We illustrate our main findings about the testing of a within-country debt threshold in Figure 2, in which we plot the results of a model which allows the relationship between debt and GDP to be heterogeneous across countries and asymmetric below and above a specific threshold.2 In other words, the model allows the relationship to differ across two regimes, one below and the second above the threshold. We show the results for two possible debt-to-GDP cutoffs: 52%, the sample median debt burden, and the canonical 90% threshold. In each plot, the horizontal axis represents the average debt burden of a country over the entire time horizon, expressed as the average debt-to-GDP ratio (in logs), while the vertical axis measures the estimated long-run debt coefficient which, by construction, is allowed to differ across the two regimes (and across countries). The left tip of each arrow represents the average value for the ‘low debt’ regime where debt is below 52% or 90% of GDP, while the right arrow tip marks the average value for the ‘high debt’ regime above these thresholds.

Under the working hypothesis that a shift to the ‘high debt’ regime would have a negative, step-change type impact on long-run growth, we would expect most arrows to indicate a negative relationship. As can be seen, this hypothesis is not borne out by the empirical results: there is no evidence for any systematic change in the relationship between debt and growth when countries shift from a ‘low’ to ‘high’ debt regime.

Figure 2. Within-country nonlinearities

Notes: We plot the long-run debt coefficients in the low and high debt regime for (left) 52%, and (right) 90% debt/GDP thresholds. In each case we use the estimation results (see the paper for additional details) for 55 and 29 countries, respectively; countries are only included if they have at least 20% of their observations in one of the two regimes (below/above threshold). The values on the x-axis represent the average debt/GDP ratio (in logarithms) for the lower and higher regimes (average over all years in each regime). We carried out empirical tests for statistical significance of average coefficient changes at each threshold and report the mean and robust mean estimates together with respective t-ratios.

No one-size-fits-all solution 

In sum, the commonly found 90% debt threshold is likely to be the outcome of empirical misspecification – a pooled instead of heterogeneous model – and subsequently a misinterpretation of the results, whereby it is assumed that the pooled model estimates imply that a common nonlinearity detected applies within all countries over time.

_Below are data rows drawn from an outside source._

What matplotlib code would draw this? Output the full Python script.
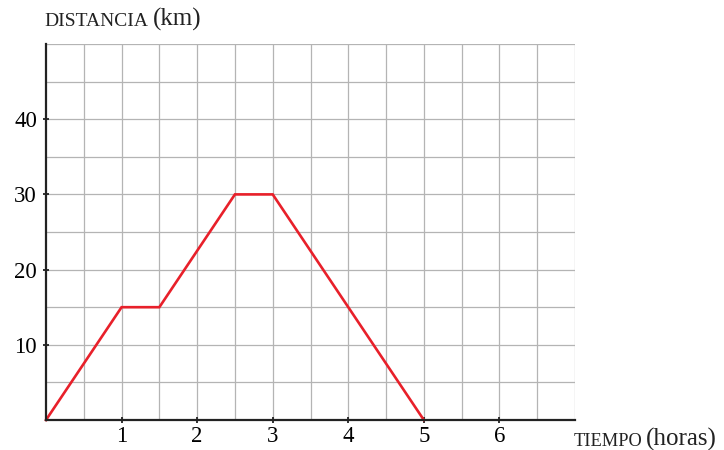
import matplotlib.pyplot as plt
import numpy as np

# tiempo (horas) y distancia (km)
tiempo = [0, 1, 1.5, 2.5, 3, 5]
distancia = [0, 15, 15, 30, 30, 0]

x_ticks = [1, 2, 3, 4, 5, 6]
y_ticks = [10, 20, 30, 40]

plt.rcParams['font.family'] = ['Liberation Serif', 'DejaVu Serif']

fig = plt.figure(figsize=(7.24, 4.5), dpi=100)
ax = fig.add_axes([46 / 724, 30 / 450, 529 / 724, 376 / 450])

ax.set_xlim(0, 7)
ax.set_ylim(0, 50)

# grid every half hour / 5 km
for xv in np.arange(0.5, 7.01, 0.5):
    ax.axvline(xv, color='#b4b4b4', linewidth=0.9, zorder=0)
for yv in np.arange(5, 50.01, 5):
    ax.axhline(yv, color='#b4b4b4', linewidth=0.9, zorder=0)

ax.set_xticks(x_ticks)
ax.set_yticks(y_ticks)
ax.tick_params(which='major', direction='inout', length=5, width=1.3,
               color='#222222', labelsize=16.5, pad=2)
ax.tick_params(axis='y', pad=4)

ax.plot(tiempo, distancia, color='#e8202a', linewidth=1.9, solid_joinstyle='miter',
        zorder=3, clip_on=False)

for s in ['left', 'bottom']:
    ax.spines[s].set_color('#222222')
    ax.spines[s].set_linewidth(1.6)
    ax.spines[s].set_zorder(4)
for s in ['top', 'right']:
    ax.spines[s].set_visible(False)

fig.text(44 / 724, 1 - 26 / 450, 'DISTANCIA', fontsize=14, color='#222222', va='baseline')
fig.text(153 / 724, 1 - 26 / 450, '(km)', fontsize=18, color='#222222', va='baseline')
fig.text(574 / 724, 1 - 446 / 450, 'TIEMPO', fontsize=13.2, color='#222222', va='baseline')
fig.text(646 / 724, 1 - 446 / 450, '(horas)', fontsize=18, color='#222222', va='baseline')

fig.savefig('out.png', dpi=100)
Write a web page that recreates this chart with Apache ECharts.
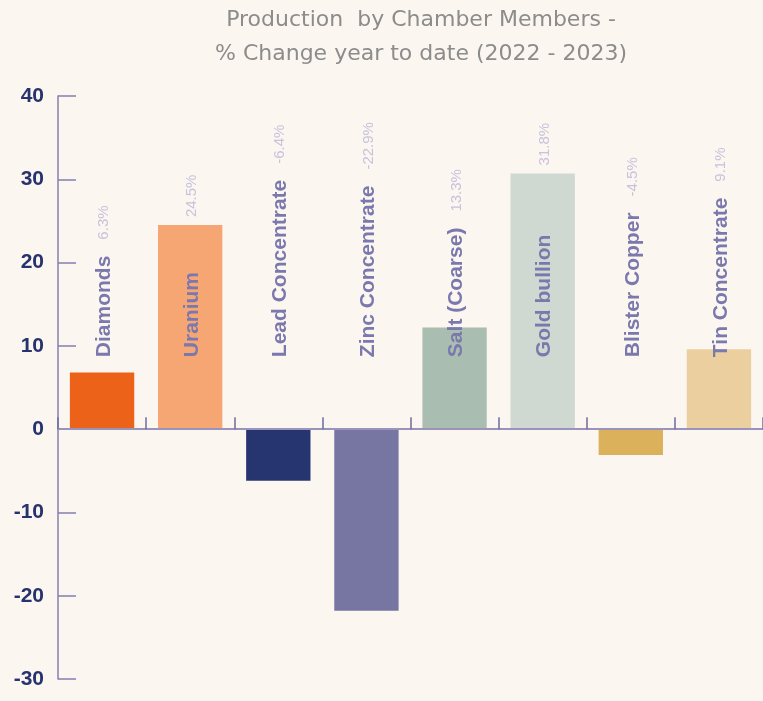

Our empirical analysis provides some evidence for systematic differences in the debt-growth relationship across countries, but no evidence for systematic within-country nonlinearities in the debt-growth relationship. Our findings imply that whatever the shape and form of the debt-growth relationship, this differs across countries, so that appropriate policies for one country may be seriously misguided in another.

Editor’s note: The views expressed are those of the authors and do not represent those of the IMF.

References

Eberhardt, M and A F Presbitero (2013), “This Time They’re Different: heterogeneity and Nonlinearity in the Relationship between Debt and Growth”, IMF Working Paper, forthcoming.

Panizza, U and A F Presbitero (2013), “Public debt and economic growth in advanced economies: A survey”, Swiss Journal of Economics and Statistics 149(2): 175–204.

Reinhart, C M and K S Rogoff (2010a), “Debt and Growth Revisited”, VoxEU.org, 11 August.

Reinhart, C M and K S Rogoff (2010b), “Growth in a Time of Debt”, American Economic Review: Papers and Proceedings 100(2): 573–578.

Reinhart, C M and K S Rogoff (2010c), "Growth in a Time of Debt", NBER Working Paper, n. 15639.


1 See the notes to Figure 1 and the paper for additional details.

2 We refer to the paper for a larger set of econometric exercises which provide consistent results.